The United States has killed the leader of a Venezuelan prison gang in an airstrike on Venezuelan soil, according to President Donald Trump and reporting by the BBC, in an operation the Trump administration says it carried out in coordination with Venezuela's post-Maduro government. The strike on Héctor Rusthenford Guerrero Flores, known as Niño Guerrero, closes a years-long manhunt. It also opens a question that goes well beyond one gang leader: whether the United States is now assembling a template for striking transnational criminal organizations on foreign soil as a matter of routine counterterrorism policy.
Trump announced the strike on Truth Social, calling it "a swift and lethal kinetic strike to successfully execute Niño Guerrero" and posting footage that appears to show a green building and an adjacent shed being destroyed. US Southern Command carried out the operation at his direction, according to Trump's posts. Trump also said the United States was "coordinated closely with our friends in Venezuela, with whom we are working very well," a striking formulation for an action taken on the territory of a government Washington still holds sanctions over.
That coordination is the policy story. The BBC reports that "Venezuelan authorities confirmed their involvement in what they described as a joint operation," though the report does not name a Venezuelan official, ministry, or spokesperson. The characterization should be read as the Venezuelan government's own framing of the action, not yet a confirmed bilateral operation pinned to named sources on both sides. The legal basis for the strike has not been spelled out in any public Pentagon or White House readout retrieved so far, and the only direct US-side sourcing for the strike details, the target's identity, and the coordination claim comes from Trump's own Truth Social posts.
The targeting of Guerrero is the second time this year the United States has used military force on Venezuelan soil. In January 2026, US forces seized then-President Nicolás Maduro from his compound to face criminal charges in New York; that indictment names Guerrero Flores as a co-conspirator. Since Maduro's removal, the United States has moved to cooperate with his successor, Delcy Rodríguez, including lifting some sanctions and pushing to collaborate on extraction of Venezuela's oil reserves. The strike on Tren de Aragua's leader is the first major announced security operation of that new relationship, and the "joint operation" framing suggests Washington wants it read as such.
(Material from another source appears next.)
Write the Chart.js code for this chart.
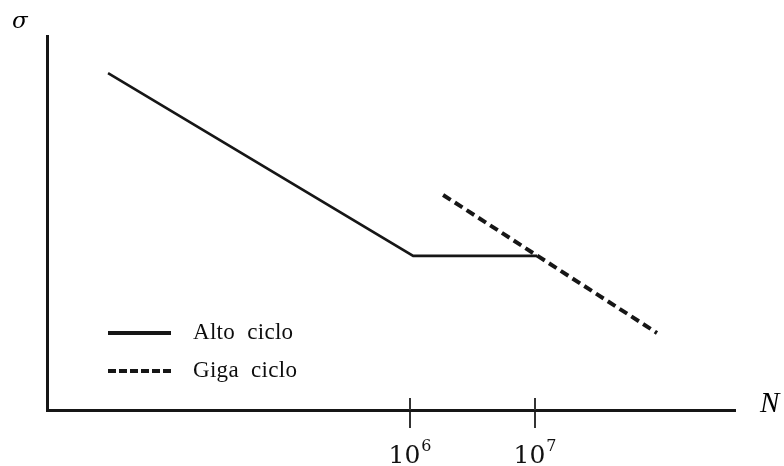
<!DOCTYPE html>
<html>
<head>
<meta charset="utf-8">
<script src="https://cdn.jsdelivr.net/npm/chart.js@4.4.1/dist/chart.umd.min.js"></script>
<style>
html,body{margin:0;padding:0;background:#fff;}
#wrap{width:784px;height:466px;position:relative;}
</style>
</head>
<body>
<div id="wrap"><canvas id="c" width="784" height="466"></canvas></div>
<script>
// ---- data (cycles N, stress sigma in arbitrary units) ----
const seriesNames = ['Alto ciclo', 'Giga ciclo'];
const altoN = [3840, 1.06e6, 1.04e7];
const altoS = [90.1, 41.2, 41.2];
const gigaN = [1.84e6, 9.46e7];
const gigaS = [57.5, 20.6];
const tickValues = [1e6, 1e7];
const tickBase = ['10', '10'];
const tickExp = ['6', '7'];
const axisTitleX = 'N';
const axisTitleY = '\u03C3';

const xMin = Math.pow(10, 3.096);
const xMax = Math.pow(10, 8.6);

const toPts = (xs, ys) => xs.map((x, i) => ({x: x, y: ys[i]}));

const INK = '#161616';

const decor = {
  id: 'decor',
  afterDraw(chart) {
    const ctx = chart.ctx;
    const xs = chart.scales.x, ys = chart.scales.y;
    const axisY = ys.getPixelForValue(0);
    ctx.save();
    // upper part of tick marks (crossing the axis)
    ctx.strokeStyle = '#333';
    ctx.lineWidth = 2;
    tickValues.forEach(v => {
      const px = Math.round(xs.getPixelForValue(v));
      ctx.beginPath();
      ctx.moveTo(px, axisY - 12);
      ctx.lineTo(px, axisY);
      ctx.stroke();
    });
    // tick labels with superscript exponents
    ctx.fillStyle = '#111';
    ctx.textBaseline = 'alphabetic';
    ctx.textAlign = 'left';
    tickValues.forEach((v, i) => {
      const px = xs.getPixelForValue(v);
      ctx.font = '25px "DejaVu Serif", serif';
      const wb = ctx.measureText(tickBase[i]).width;
      ctx.font = '16px "DejaVu Serif", serif';
      const we = ctx.measureText(tickExp[i]).width;
      const x0 = px - (wb + we + 1) / 2;
      ctx.font = '25px "DejaVu Serif", serif';
      ctx.fillText(tickBase[i], x0, 463);
      ctx.font = '16px "DejaVu Serif", serif';
      ctx.fillText(tickExp[i], x0 + wb + 1, 451);
    });
    // axis symbols
    ctx.fillStyle = '#000';
    ctx.font = 'italic 23px "DejaVu Serif", serif';
    ctx.fillText(axisTitleY, 12, 28);
    ctx.font = 'italic 29px "Liberation Serif", "DejaVu Serif", serif';
    ctx.fillText(axisTitleX, 760, 412);
    // legend
    const items = chart.data.datasets;
    const rows = [333, 371];
    items.forEach((ds, i) => {
      const y = rows[i];
      ctx.strokeStyle = ds.borderColor;
      ctx.lineWidth = 4;
      ctx.setLineDash(ds.borderDash && ds.borderDash.length ? [8, 3] : []);
      ctx.beginPath();
      ctx.moveTo(108, y);
      ctx.lineTo(171, y);
      ctx.stroke();
      ctx.setLineDash([]);
      ctx.fillStyle = '#0d0d0d';
      ctx.font = '23px "Liberation Serif", "Times New Roman", serif';
      ctx.textBaseline = 'middle';
      try { ctx.letterSpacing = '0.3px'; } catch (e) {}
      ctx.fillText(ds.label.replace(' ', '  '), 193, y);
      try { ctx.letterSpacing = '0px'; } catch (e) {}
    });
    ctx.restore();
  }
};

new Chart(document.getElementById('c'), {
  type: 'line',
  data: {
    datasets: [
      {
        label: seriesNames[0],
        data: toPts(altoN, altoS),
        borderColor: INK,
        borderWidth: 2.6,
        pointRadius: 0,
        fill: false,
        tension: 0
      },
      {
        label: seriesNames[1],
        data: toPts(gigaN, gigaS),
        borderColor: INK,
        borderWidth: 4,
        borderDash: [9, 5],
        pointRadius: 0,
        fill: false,
        tension: 0
      }
    ]
  },
  options: {
    responsive: false,
    animation: false,
    events: [],
    layout: { padding: { left: 47, right: 49, top: 36, bottom: 0 } },
    plugins: { legend: { display: false }, tooltip: { enabled: false }, title: { display: false } },
    scales: {
      x: {
        type: 'logarithmic',
        min: xMin,
        max: xMax,
        afterBuildTicks(scale) {
          scale.ticks = tickValues.map(v => ({ value: v }));
        },
        afterFit(scale) { scale.height = 56; },
        border: { display: true, color: INK, width: 3 },
        grid: { display: true, drawOnChartArea: false, drawTicks: true, tickLength: 18, color: '#333', lineWidth: 2 },
        ticks: { display: false, autoSkip: false }
      },
      y: {
        type: 'linear',
        min: 0,
        max: 100,
        afterFit(scale) { scale.width = 0; },
        border: { display: true, color: INK, width: 3 },
        grid: { display: false },
        ticks: { display: false }
      }
    }
  },
  plugins: [decor]
});
</script>
</body>
</html>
The criminal-justice spine is older and longer. Under Guerrero, Tren de Aragua grew from a prison gang rooted in the Tocorón facility into a transnational organization with reported presence in Colombia, Ecuador, Peru, Chile, and the United States, diversifying from migrant extortion into sex trafficking, contract killing, kidnapping, gold mining in Bolívar state, and drug corridors on the Caribbean coast, according to the BBC's reporting. Guerrero first escaped Tocorón in 2012 by bribing a guard, was recaptured the following year, and in the years that followed transformed the prison into what the BBC describes as a "leisure complex" with a zoo, restaurants, a nightclub, a betting shop, and a swimming pool. He escaped again in September 2023, when Maduro's government sent roughly 11,000 soldiers to retake the jail. The US State Department had been offering millions of dollars for information leading to his arrest.
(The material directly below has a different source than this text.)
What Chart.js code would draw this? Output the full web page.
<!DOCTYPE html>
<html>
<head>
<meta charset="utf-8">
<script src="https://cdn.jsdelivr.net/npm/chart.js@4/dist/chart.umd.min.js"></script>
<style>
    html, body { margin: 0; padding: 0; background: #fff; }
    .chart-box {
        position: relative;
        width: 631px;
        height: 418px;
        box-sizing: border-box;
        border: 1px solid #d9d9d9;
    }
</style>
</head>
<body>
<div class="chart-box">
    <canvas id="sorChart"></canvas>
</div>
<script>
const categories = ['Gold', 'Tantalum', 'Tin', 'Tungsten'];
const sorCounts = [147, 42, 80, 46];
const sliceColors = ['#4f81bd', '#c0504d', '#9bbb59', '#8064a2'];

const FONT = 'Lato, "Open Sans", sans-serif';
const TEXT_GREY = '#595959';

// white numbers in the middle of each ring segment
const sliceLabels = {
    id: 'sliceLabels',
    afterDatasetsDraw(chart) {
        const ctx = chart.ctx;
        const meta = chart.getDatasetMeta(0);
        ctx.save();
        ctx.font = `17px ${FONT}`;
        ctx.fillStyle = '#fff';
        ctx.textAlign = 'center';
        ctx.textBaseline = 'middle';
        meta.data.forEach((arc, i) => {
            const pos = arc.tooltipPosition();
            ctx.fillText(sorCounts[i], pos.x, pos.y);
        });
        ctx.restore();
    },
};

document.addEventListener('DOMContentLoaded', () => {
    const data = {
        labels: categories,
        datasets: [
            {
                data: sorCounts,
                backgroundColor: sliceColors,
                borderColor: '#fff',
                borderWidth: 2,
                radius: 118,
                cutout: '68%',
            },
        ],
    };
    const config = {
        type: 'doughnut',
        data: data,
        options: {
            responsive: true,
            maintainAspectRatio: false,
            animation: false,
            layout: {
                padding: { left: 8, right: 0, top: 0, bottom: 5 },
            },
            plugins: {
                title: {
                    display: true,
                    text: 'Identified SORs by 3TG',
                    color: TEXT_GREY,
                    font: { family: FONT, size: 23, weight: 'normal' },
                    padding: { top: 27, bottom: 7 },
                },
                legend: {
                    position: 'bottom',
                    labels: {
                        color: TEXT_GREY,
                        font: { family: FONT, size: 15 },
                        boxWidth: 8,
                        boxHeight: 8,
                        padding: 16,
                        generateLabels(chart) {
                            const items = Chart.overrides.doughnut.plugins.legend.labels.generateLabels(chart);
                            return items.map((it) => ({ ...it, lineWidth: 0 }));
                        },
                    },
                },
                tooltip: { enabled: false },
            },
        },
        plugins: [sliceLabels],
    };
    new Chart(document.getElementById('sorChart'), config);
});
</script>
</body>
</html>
The strike is also the most visible test so far of a legal scaffolding the Trump administration has been building around transnational criminal groups. Tren de Aragua was designated a foreign terrorist organization by the Trump administration, which has accused the group of "irregular warfare" against the United States. The FTO designation, applied to a criminal gang rather than a paramilitary or insurgent force, is doing policy work that war-powers resolutions or an authorization for use of military force used to do: it provides a legal hook for treating a criminal organization as a legitimate target of lethal force, including on foreign soil and in coordination with a foreign government. Congressional authorization for the strike has not been cited, and the precedent is being built strike by strike.
That same scaffolding is already under criticism from a different front. Since September, the United States has been conducting strikes on suspected drug-running boats in the Caribbean and broader region; the US military has not publicly provided evidence that those boats were carrying drugs or smugglers. Some legal experts argue those boat strikes may violate international law by targeting civilians without due process. The Trump administration has said the killings are lawful under a determination that the United States is in a formal armed conflict with drug cartels, with crews classed as "combatants." The strike on Tren de Aragua's leader is a different kind of target on a different kind of territory, but it is built on the same administrative architecture.
What to watch now is whether the Guerrero strike is treated as a one-off, or as the first move of a pattern: a US military strike on a foreign criminal-group leader, on the soil of a government Washington is courting, under an FTO designation that does not require a new war authorization. The Venezuelan government has called it a joint operation. The US military has not yet published a named readout. The legal and oversight gaps the strike exposes will be filled in by the next one, not this one.